» **Work to complete**
Skip the pictures. Set down, word for word, the lines from the start of the material up to and including the line with "yscale = alt.Scale(domain=[0, 3.5], nice=False, zero=False)".

------------------------------------------------

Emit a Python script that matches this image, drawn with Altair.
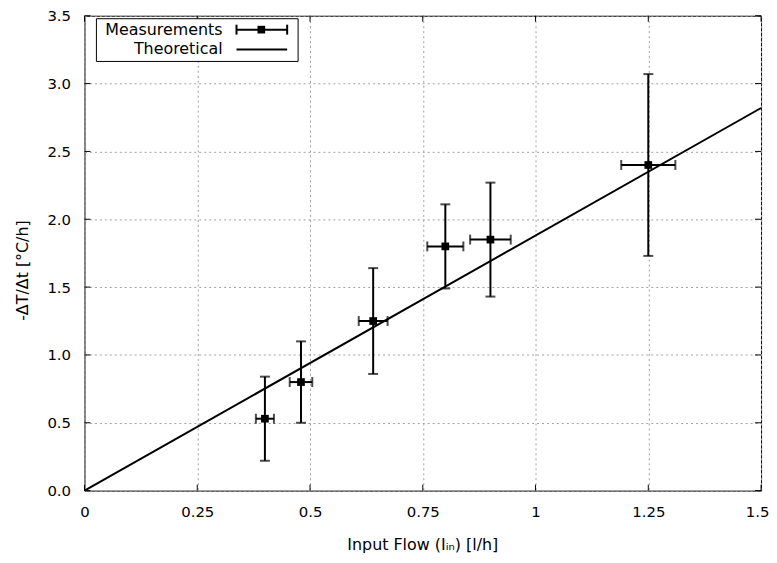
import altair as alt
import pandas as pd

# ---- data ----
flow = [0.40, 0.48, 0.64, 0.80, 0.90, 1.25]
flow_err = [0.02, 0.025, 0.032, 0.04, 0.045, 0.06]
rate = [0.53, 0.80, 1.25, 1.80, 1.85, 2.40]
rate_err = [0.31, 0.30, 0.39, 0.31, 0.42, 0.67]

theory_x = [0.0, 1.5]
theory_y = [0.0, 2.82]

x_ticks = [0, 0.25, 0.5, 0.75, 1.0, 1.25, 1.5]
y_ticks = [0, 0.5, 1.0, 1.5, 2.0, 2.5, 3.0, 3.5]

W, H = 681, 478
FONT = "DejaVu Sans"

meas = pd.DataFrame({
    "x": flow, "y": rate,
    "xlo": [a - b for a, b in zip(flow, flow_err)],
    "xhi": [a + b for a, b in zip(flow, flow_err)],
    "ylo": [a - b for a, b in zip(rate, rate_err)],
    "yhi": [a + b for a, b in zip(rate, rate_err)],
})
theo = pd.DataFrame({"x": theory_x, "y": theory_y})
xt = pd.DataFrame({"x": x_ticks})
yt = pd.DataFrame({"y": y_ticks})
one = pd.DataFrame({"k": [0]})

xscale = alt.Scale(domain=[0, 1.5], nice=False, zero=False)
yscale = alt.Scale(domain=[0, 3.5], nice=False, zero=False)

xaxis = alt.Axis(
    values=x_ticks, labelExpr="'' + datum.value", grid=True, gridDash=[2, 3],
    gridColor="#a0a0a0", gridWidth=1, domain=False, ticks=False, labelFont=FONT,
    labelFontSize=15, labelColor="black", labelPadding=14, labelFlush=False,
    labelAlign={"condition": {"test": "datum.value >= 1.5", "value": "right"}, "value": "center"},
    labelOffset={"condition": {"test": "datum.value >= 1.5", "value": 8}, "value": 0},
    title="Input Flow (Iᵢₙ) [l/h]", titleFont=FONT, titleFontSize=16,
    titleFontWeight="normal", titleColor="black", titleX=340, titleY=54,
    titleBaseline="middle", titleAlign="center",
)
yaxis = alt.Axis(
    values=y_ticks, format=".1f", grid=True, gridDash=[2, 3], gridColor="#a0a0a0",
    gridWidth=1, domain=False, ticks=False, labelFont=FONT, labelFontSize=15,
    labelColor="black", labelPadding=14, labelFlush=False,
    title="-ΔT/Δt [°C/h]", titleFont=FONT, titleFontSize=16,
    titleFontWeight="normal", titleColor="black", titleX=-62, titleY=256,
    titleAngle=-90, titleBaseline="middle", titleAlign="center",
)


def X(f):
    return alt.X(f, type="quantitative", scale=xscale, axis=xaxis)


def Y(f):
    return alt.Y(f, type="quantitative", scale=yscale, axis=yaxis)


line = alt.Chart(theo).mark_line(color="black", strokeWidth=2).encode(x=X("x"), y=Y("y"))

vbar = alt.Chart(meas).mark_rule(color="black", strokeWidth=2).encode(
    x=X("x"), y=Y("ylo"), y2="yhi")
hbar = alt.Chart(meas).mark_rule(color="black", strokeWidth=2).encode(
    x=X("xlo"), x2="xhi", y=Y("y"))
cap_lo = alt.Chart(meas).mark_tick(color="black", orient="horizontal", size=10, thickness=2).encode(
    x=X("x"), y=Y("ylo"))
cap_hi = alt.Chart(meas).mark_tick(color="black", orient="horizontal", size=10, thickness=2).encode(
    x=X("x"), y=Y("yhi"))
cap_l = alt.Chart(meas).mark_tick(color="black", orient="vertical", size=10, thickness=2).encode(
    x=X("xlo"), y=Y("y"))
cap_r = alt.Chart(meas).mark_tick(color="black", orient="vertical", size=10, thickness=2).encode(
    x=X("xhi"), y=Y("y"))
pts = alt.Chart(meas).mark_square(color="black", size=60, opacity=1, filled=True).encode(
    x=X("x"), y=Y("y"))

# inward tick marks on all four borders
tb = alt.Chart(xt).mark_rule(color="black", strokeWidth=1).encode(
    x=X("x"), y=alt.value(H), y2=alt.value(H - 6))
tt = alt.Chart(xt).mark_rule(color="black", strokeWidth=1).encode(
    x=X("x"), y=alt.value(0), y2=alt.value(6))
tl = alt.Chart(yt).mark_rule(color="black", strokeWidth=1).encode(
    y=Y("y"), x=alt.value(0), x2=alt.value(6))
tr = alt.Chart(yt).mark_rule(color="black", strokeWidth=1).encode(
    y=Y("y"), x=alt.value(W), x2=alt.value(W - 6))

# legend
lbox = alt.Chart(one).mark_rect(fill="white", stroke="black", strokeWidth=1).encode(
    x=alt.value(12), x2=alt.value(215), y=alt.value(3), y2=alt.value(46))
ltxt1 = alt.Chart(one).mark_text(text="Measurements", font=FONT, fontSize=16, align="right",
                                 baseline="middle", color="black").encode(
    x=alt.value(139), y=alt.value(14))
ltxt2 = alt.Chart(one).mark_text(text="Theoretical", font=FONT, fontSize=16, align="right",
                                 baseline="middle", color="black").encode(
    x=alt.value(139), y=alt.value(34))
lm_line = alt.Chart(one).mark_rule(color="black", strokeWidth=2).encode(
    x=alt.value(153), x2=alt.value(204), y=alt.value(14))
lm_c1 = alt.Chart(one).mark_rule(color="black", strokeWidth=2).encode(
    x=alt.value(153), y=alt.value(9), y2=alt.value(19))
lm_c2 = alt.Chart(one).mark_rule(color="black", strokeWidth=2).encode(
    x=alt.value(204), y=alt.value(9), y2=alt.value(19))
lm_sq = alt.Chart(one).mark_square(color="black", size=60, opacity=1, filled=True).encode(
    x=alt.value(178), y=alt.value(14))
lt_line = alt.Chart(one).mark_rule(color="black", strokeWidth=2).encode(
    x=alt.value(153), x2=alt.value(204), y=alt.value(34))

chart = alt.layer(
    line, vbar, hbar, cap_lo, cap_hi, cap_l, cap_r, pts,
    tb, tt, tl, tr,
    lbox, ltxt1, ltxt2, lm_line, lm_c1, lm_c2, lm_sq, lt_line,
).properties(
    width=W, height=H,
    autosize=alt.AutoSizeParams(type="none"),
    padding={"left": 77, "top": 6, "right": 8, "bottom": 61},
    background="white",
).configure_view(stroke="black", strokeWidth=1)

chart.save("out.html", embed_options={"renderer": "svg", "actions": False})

------------------------------------------------

» **Solution for this problem**
Emit a Python script that matches this image, drawn with Altair.
import altair as alt
import pandas as pd

# ---- data ----
flow = [0.40, 0.48, 0.64, 0.80, 0.90, 1.25]
flow_err = [0.02, 0.025, 0.032, 0.04, 0.045, 0.06]
rate = [0.53, 0.80, 1.25, 1.80, 1.85, 2.40]
rate_err = [0.31, 0.30, 0.39, 0.31, 0.42, 0.67]

theory_x = [0.0, 1.5]
theory_y = [0.0, 2.82]

x_ticks = [0, 0.25, 0.5, 0.75, 1.0, 1.25, 1.5]
y_ticks = [0, 0.5, 1.0, 1.5, 2.0, 2.5, 3.0, 3.5]

W, H = 681, 478
FONT = "DejaVu Sans"

meas = pd.DataFrame({
    "x": flow, "y": rate,
    "xlo": [a - b for a, b in zip(flow, flow_err)],
    "xhi": [a + b for a, b in zip(flow, flow_err)],
    "ylo": [a - b for a, b in zip(rate, rate_err)],
    "yhi": [a + b for a, b in zip(rate, rate_err)],
})
theo = pd.DataFrame({"x": theory_x, "y": theory_y})
xt = pd.DataFrame({"x": x_ticks})
yt = pd.DataFrame({"y": y_ticks})
one = pd.DataFrame({"k": [0]})

xscale = alt.Scale(domain=[0, 1.5], nice=False, zero=False)
yscale = alt.Scale(domain=[0, 3.5], nice=False, zero=False)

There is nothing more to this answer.